§ **REQUEST**
Skip all pictures, then copy the lines from the start of the data through the line with "const chartHeight = 482", keeping both ends.

§ **SOURCE EXCERPT**
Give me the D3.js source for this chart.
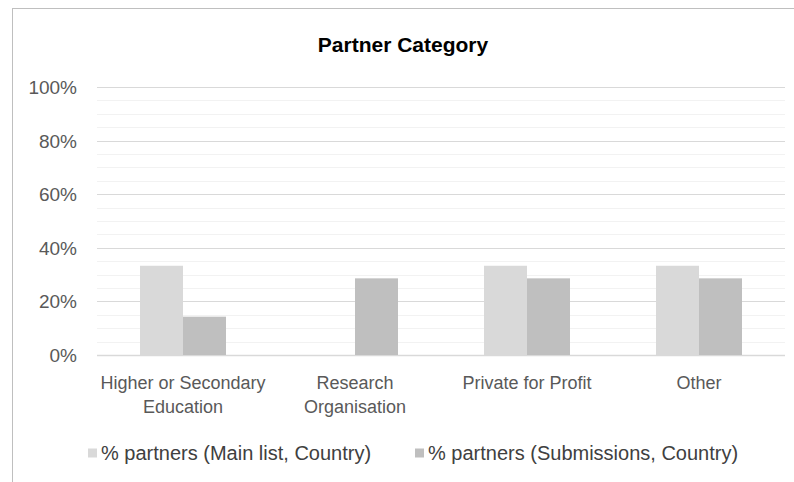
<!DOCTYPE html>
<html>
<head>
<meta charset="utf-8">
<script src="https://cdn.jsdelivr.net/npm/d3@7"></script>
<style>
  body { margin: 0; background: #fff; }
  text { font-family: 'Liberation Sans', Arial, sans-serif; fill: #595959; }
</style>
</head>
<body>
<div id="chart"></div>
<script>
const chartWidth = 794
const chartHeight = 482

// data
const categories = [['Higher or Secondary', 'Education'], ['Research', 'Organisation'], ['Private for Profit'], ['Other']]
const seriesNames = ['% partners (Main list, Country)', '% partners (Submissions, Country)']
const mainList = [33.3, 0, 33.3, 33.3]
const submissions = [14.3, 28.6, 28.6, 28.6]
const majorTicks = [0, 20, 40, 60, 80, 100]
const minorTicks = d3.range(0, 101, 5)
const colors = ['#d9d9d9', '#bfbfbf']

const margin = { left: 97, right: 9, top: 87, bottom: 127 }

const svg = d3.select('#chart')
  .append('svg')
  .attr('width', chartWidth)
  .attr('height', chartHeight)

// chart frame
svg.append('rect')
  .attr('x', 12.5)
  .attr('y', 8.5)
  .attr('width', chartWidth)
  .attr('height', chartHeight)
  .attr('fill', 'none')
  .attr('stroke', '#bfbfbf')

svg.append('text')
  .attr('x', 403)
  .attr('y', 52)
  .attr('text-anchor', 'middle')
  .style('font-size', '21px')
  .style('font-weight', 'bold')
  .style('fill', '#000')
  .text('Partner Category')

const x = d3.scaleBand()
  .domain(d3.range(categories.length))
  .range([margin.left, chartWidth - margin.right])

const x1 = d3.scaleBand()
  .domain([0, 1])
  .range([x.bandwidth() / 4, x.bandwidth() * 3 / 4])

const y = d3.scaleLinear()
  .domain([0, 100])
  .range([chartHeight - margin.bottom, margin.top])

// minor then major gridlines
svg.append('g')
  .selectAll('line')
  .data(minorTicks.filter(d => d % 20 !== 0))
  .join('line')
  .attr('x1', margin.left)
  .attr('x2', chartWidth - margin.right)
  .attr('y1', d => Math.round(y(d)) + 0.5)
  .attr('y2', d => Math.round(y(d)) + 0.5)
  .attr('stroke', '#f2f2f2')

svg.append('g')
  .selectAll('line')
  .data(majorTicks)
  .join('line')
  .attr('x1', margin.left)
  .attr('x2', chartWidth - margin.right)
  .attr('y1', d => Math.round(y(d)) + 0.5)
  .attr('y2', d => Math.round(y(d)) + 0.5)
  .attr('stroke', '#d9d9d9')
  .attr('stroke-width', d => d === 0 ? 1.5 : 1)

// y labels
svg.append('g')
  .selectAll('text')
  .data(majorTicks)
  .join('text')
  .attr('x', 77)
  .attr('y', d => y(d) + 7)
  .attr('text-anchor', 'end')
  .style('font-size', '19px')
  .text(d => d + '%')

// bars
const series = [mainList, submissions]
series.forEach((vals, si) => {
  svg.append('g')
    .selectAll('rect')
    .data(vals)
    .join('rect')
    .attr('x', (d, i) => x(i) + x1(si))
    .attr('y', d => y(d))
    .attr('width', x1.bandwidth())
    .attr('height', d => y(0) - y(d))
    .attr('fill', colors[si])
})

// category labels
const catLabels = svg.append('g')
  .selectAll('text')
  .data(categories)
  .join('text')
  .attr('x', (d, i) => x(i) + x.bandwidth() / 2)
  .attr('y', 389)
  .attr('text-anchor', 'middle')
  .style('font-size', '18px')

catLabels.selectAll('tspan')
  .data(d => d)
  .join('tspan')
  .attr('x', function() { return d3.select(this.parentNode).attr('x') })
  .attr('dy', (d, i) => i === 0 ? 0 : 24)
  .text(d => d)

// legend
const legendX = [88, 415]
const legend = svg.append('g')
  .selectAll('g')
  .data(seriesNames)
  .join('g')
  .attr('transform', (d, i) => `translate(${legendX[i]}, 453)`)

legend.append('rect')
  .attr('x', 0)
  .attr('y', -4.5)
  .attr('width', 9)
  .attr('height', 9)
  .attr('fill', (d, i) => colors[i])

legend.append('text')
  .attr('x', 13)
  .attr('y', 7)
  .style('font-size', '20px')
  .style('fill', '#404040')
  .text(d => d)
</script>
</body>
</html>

§ **SOLUTION FOR THIS TASK**
Give me the D3.js source for this chart.
<!DOCTYPE html>
<html>
<head>
<meta charset="utf-8">
<script src="https://cdn.jsdelivr.net/npm/d3@7"></script>
<style>
  body { margin: 0; background: #fff; }
  text { font-family: 'Liberation Sans', Arial, sans-serif; fill: #595959; }
</style>
</head>
<body>
<div id="chart"></div>
<script>
const chartWidth = 794
const chartHeight = 482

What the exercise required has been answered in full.